The Parts Customers Live With, Not Photograph
In the jewellery itself, the smallest parts often do the most work. Clasps, hooks, jump rings, and edges are handled far more than stones or beads. A clasp that sticks or pinches can turn a favourite piece into something rarely worn. A rough edge catches skin or fabric and slowly annoys the wearer.
These details don’t show up well online. They’re not the reason someone clicks “buy.” But they’re the reason someone comes back, or doesn’t. Over time, experienced makers learn to spend more effort here, even if it feels invisible. Finished jewellery behaves well in real life, not just under good lighting.
Consistency Creates Calm
Another detail that quietly affects how finished jewellery feels is consistency. Not uniformity, but a sense that choices repeat on purpose. The same type of earring backs. Similar clasps across a range. Packaging that doesn’t change randomly between orders.
Customers notice this more than they realise. In a world where everything feels slightly chaotic, consistency creates ease. It tells people what to expect. For small businesses, this matters. It builds trust without explanation. When things vary too much, customers feel like they’re taking a small risk each time, even if the jewellery itself is good.
Instructions That Don’t Talk Too Much
Handmade jewellery often needs care, but not a lecture. A short note can do a lot. Whether something shouldn’t get wet. Whether tarnish is normal. Whether storage matters. The trick is saying just enough.
Too little information leaves customers guessing. Too much makes the piece feel fragile or fussy. A calm, plain explanation suggests confidence. It tells the customer you’ve thought about the life of the jewellery beyond the sale, and that you expect it to be worn, not just admired.
Effort Is Felt, Even When It’s Quiet
People are good at sensing effort. They notice when jewellery arrives neatly placed instead of loose. When opening a package feels calm instead of fiddly. When nothing snags, tangles, or surprises them in a bad way.

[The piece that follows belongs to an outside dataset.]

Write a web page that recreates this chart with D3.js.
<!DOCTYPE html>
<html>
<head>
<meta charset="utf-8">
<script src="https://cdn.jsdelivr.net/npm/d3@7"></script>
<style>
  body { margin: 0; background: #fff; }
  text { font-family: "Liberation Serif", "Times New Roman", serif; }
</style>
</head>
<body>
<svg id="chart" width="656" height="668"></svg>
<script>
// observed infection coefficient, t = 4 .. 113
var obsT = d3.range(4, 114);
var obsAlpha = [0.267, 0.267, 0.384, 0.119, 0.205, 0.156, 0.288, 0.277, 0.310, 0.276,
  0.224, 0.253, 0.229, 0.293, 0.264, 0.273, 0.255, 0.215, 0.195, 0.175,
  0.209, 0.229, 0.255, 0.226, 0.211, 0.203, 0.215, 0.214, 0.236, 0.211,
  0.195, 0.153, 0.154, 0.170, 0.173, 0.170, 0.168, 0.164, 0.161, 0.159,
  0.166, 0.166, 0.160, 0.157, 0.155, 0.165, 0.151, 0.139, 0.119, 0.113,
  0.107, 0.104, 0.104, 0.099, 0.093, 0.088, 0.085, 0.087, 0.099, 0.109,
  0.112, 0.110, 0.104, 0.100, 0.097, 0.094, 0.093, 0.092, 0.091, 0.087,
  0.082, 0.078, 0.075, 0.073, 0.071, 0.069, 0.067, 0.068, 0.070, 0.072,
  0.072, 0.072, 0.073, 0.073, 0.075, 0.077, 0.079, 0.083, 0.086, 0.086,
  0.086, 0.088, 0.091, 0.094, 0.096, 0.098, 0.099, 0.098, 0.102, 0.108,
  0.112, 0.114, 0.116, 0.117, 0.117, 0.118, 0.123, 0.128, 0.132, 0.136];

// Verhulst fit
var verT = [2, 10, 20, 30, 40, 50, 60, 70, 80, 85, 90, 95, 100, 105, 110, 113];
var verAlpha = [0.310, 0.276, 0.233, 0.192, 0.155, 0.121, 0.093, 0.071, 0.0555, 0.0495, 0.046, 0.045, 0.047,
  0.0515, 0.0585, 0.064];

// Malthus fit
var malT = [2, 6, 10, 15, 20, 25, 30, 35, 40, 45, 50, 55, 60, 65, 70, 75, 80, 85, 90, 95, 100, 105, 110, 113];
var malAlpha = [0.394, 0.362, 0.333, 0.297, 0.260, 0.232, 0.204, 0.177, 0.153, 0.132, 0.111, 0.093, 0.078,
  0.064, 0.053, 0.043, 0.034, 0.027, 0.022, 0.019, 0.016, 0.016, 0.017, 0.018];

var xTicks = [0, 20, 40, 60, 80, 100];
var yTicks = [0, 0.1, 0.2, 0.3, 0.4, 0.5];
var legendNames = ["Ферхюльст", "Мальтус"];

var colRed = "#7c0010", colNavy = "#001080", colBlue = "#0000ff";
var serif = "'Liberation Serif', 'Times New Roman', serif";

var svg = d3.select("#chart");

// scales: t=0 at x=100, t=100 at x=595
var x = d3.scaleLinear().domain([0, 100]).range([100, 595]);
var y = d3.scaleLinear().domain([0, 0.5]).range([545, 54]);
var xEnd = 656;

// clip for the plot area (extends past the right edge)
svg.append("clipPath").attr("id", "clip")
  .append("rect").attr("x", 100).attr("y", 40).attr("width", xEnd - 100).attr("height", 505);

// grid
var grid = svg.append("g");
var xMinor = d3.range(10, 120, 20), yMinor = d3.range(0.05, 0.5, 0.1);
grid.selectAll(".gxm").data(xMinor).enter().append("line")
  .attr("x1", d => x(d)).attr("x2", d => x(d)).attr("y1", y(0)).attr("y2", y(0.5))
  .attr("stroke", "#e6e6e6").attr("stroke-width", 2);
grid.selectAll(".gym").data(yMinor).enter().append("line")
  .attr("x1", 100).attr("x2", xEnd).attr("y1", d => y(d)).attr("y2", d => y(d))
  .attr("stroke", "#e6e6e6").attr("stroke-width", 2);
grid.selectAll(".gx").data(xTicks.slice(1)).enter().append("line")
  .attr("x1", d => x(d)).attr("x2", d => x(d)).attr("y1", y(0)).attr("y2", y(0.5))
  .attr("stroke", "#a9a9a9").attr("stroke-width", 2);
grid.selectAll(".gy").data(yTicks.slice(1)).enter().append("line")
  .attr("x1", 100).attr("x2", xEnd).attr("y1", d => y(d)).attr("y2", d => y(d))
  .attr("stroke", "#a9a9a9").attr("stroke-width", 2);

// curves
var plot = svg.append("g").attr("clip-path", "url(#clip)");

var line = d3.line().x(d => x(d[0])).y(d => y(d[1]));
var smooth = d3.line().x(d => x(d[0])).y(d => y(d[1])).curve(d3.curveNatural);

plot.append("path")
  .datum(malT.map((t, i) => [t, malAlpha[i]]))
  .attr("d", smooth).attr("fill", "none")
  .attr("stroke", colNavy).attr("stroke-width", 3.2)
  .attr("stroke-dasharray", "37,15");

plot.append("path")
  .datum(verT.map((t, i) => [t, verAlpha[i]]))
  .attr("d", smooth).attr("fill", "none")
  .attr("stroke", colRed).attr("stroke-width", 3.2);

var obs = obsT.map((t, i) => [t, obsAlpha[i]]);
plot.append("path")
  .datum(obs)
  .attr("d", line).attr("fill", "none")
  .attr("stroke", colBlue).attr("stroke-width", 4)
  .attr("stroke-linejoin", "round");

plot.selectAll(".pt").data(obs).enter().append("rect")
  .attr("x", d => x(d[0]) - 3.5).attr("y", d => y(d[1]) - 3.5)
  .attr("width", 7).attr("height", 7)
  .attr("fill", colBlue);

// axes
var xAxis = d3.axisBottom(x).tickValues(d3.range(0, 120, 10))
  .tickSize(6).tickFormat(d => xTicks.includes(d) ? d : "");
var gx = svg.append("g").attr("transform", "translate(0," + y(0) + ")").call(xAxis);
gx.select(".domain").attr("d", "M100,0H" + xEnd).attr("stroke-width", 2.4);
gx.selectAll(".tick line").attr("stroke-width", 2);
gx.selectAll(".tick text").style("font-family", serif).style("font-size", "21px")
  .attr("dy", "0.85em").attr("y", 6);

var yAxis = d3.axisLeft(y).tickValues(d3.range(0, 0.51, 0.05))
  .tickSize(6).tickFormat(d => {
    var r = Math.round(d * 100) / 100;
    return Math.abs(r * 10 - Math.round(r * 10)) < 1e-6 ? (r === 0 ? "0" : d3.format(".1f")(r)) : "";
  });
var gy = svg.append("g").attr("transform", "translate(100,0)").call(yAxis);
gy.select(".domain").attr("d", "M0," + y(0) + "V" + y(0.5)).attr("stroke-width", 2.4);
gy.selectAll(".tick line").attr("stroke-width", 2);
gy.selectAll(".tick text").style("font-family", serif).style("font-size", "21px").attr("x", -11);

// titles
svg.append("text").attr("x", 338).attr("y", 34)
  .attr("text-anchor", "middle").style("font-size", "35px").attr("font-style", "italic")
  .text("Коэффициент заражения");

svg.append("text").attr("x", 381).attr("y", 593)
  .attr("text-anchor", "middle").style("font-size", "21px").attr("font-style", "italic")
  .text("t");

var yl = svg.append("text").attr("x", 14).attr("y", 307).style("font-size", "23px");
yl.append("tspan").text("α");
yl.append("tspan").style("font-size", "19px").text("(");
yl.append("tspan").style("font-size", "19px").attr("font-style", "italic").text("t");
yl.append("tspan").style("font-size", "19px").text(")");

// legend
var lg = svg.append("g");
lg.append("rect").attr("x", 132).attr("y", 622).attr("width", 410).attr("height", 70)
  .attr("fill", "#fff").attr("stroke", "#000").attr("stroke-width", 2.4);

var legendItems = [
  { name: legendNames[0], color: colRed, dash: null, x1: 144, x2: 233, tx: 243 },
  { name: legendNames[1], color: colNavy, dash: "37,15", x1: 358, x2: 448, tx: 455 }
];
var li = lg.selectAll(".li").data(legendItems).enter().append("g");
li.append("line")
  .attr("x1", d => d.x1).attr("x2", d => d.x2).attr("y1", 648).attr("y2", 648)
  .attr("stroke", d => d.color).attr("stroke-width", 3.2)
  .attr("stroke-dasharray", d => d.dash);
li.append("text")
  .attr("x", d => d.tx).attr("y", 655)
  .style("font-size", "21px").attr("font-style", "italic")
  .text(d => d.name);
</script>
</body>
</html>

They don’t usually comment on these things. They just feel more comfortable. That comfort shows up later, in how often the piece is worn, or whether your name is mentioned when someone asks where it came from. Finished jewellery doesn’t demand attention. It settles in.
Moving From Hobby Thinking to Business Thinking
Many jewellery makers begin as hobbyists, and some of that mindset lingers. Hobby thinking stops at the piece. Business thinking includes what happens after. Nothing is wrong with either, but the shift matters. When makers consider how jewellery enters and leaves someone’s day, the work feels heavier, more settled. Customers sense it and call it professional, even if they can’t explain why.
Letting The Work End Cleanly
A finished piece of jewellery should feel resolved. Not flashy. Not overworked. Just settled. The small details handle that resolution. They close the loop between maker and wearer without calling attention to themselves.
Most of these details are easy to delay. Easy to overlook. But over time, they shape how your work is judged, remembered, and trusted. Not because they add something extra, but because they remove friction. When the friction is gone, the jewellery can finally stand on its own, and the work feels finished in a way that lasts beyond the moment it leaves your hands.